◆ **Dataset records**
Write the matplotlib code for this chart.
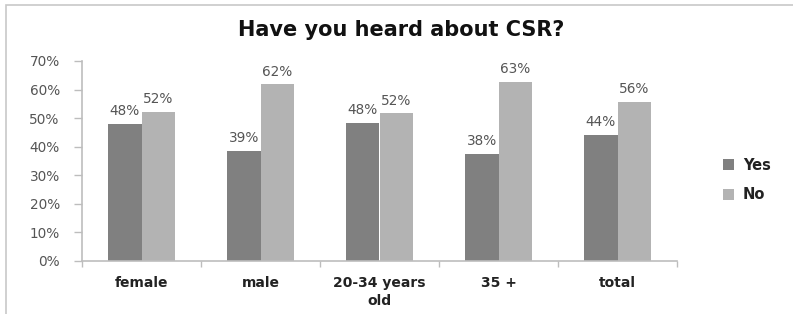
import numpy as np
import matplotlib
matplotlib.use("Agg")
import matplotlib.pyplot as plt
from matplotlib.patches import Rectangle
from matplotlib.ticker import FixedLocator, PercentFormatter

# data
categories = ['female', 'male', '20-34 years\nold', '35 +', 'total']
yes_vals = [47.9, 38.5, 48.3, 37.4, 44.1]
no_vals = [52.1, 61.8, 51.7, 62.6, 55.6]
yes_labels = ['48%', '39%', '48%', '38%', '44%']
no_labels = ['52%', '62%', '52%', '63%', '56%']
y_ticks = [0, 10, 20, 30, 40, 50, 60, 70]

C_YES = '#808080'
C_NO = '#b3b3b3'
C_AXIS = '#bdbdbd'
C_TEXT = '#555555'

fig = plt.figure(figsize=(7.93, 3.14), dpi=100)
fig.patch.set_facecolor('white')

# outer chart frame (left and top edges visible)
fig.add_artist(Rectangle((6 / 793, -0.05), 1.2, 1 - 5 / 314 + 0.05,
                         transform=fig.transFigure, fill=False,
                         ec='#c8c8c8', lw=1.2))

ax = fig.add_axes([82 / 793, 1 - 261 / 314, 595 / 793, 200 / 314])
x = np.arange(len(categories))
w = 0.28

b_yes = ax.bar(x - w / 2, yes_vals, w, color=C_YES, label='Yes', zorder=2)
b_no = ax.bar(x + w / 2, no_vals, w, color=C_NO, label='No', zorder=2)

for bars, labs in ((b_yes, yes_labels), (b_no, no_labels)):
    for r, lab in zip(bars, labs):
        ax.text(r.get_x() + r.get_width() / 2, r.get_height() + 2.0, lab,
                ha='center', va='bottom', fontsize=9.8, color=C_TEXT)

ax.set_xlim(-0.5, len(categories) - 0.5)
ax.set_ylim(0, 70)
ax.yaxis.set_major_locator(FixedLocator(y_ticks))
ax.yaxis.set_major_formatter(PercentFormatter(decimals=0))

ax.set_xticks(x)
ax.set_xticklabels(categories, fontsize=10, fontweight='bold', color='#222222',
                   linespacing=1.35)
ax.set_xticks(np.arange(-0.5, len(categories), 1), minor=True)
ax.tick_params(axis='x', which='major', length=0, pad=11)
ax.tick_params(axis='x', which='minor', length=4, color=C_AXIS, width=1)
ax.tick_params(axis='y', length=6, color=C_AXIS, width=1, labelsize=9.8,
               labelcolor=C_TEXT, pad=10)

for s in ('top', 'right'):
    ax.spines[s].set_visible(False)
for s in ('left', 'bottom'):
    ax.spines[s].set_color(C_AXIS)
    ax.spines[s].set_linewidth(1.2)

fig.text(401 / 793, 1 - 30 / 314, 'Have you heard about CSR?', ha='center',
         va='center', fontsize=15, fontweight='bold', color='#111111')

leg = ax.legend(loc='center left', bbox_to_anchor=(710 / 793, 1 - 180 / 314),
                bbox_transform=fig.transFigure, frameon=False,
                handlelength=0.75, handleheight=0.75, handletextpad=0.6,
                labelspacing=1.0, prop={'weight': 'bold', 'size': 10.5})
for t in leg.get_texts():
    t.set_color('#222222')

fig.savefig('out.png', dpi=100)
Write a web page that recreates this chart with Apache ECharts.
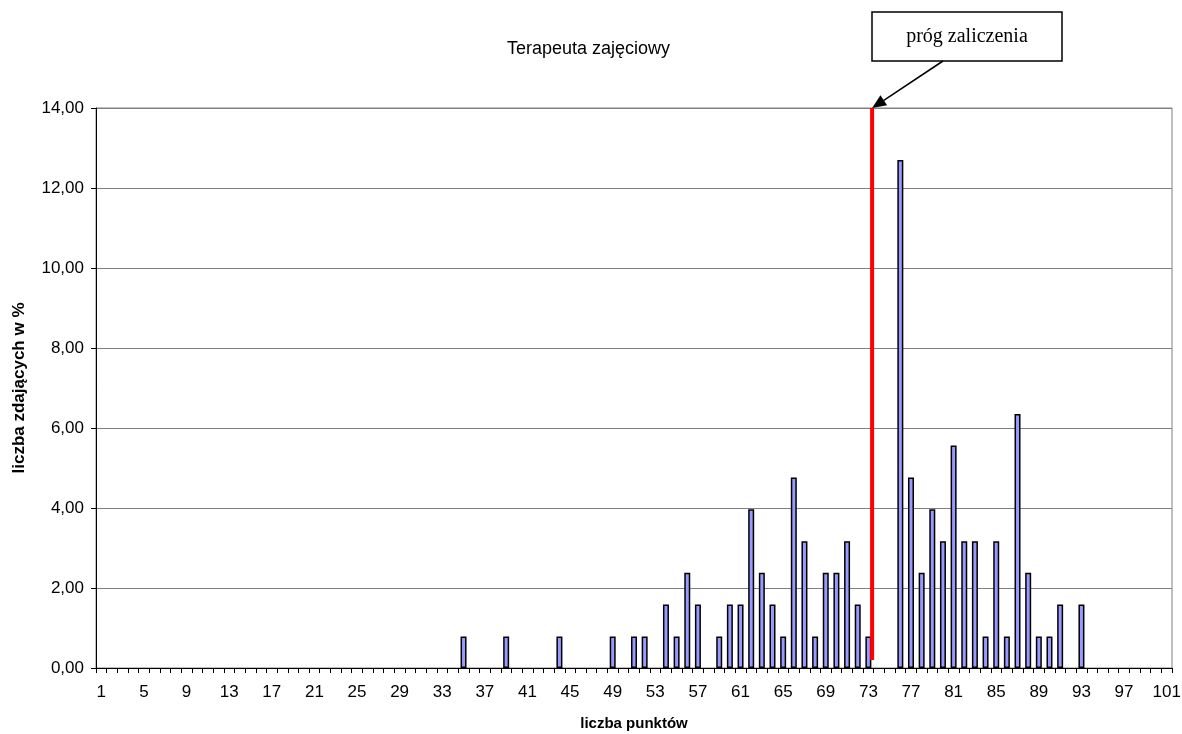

◆ **Task**
Omit pictures; set down the rest of the material word for word.

◆ **Answer to this problem**
Write the matplotlib code for this chart.
import numpy as np
import matplotlib
matplotlib.use("Agg")
import matplotlib.pyplot as plt
from matplotlib.patches import Rectangle
from matplotlib.ticker import FixedLocator, PercentFormatter

# data
categories = ['female', 'male', '20-34 years\nold', '35 +', 'total']
yes_vals = [47.9, 38.5, 48.3, 37.4, 44.1]
no_vals = [52.1, 61.8, 51.7, 62.6, 55.6]
yes_labels = ['48%', '39%', '48%', '38%', '44%']
no_labels = ['52%', '62%', '52%', '63%', '56%']
y_ticks = [0, 10, 20, 30, 40, 50, 60, 70]

C_YES = '#808080'
C_NO = '#b3b3b3'
C_AXIS = '#bdbdbd'
C_TEXT = '#555555'

fig = plt.figure(figsize=(7.93, 3.14), dpi=100)
fig.patch.set_facecolor('white')

# outer chart frame (left and top edges visible)
fig.add_artist(Rectangle((6 / 793, -0.05), 1.2, 1 - 5 / 314 + 0.05,
                         transform=fig.transFigure, fill=False,
                         ec='#c8c8c8', lw=1.2))

ax = fig.add_axes([82 / 793, 1 - 261 / 314, 595 / 793, 200 / 314])
x = np.arange(len(categories))
w = 0.28

b_yes = ax.bar(x - w / 2, yes_vals, w, color=C_YES, label='Yes', zorder=2)
b_no = ax.bar(x + w / 2, no_vals, w, color=C_NO, label='No', zorder=2)

for bars, labs in ((b_yes, yes_labels), (b_no, no_labels)):
    for r, lab in zip(bars, labs):
        ax.text(r.get_x() + r.get_width() / 2, r.get_height() + 2.0, lab,
                ha='center', va='bottom', fontsize=9.8, color=C_TEXT)

ax.set_xlim(-0.5, len(categories) - 0.5)
ax.set_ylim(0, 70)
ax.yaxis.set_major_locator(FixedLocator(y_ticks))
ax.yaxis.set_major_formatter(PercentFormatter(decimals=0))

ax.set_xticks(x)
ax.set_xticklabels(categories, fontsize=10, fontweight='bold', color='#222222',
                   linespacing=1.35)
ax.set_xticks(np.arange(-0.5, len(categories), 1), minor=True)
ax.tick_params(axis='x', which='major', length=0, pad=11)
ax.tick_params(axis='x', which='minor', length=4, color=C_AXIS, width=1)
ax.tick_params(axis='y', length=6, color=C_AXIS, width=1, labelsize=9.8,
               labelcolor=C_TEXT, pad=10)

for s in ('top', 'right'):
    ax.spines[s].set_visible(False)
for s in ('left', 'bottom'):
    ax.spines[s].set_color(C_AXIS)
    ax.spines[s].set_linewidth(1.2)

fig.text(401 / 793, 1 - 30 / 314, 'Have you heard about CSR?', ha='center',
         va='center', fontsize=15, fontweight='bold', color='#111111')

leg = ax.legend(loc='center left', bbox_to_anchor=(710 / 793, 1 - 180 / 314),
                bbox_transform=fig.transFigure, frameon=False,
                handlelength=0.75, handleheight=0.75, handletextpad=0.6,
                labelspacing=1.0, prop={'weight': 'bold', 'size': 10.5})
for t in leg.get_texts():
    t.set_color('#222222')

fig.savefig('out.png', dpi=100)
Write a web page that recreates this chart with Apache ECharts.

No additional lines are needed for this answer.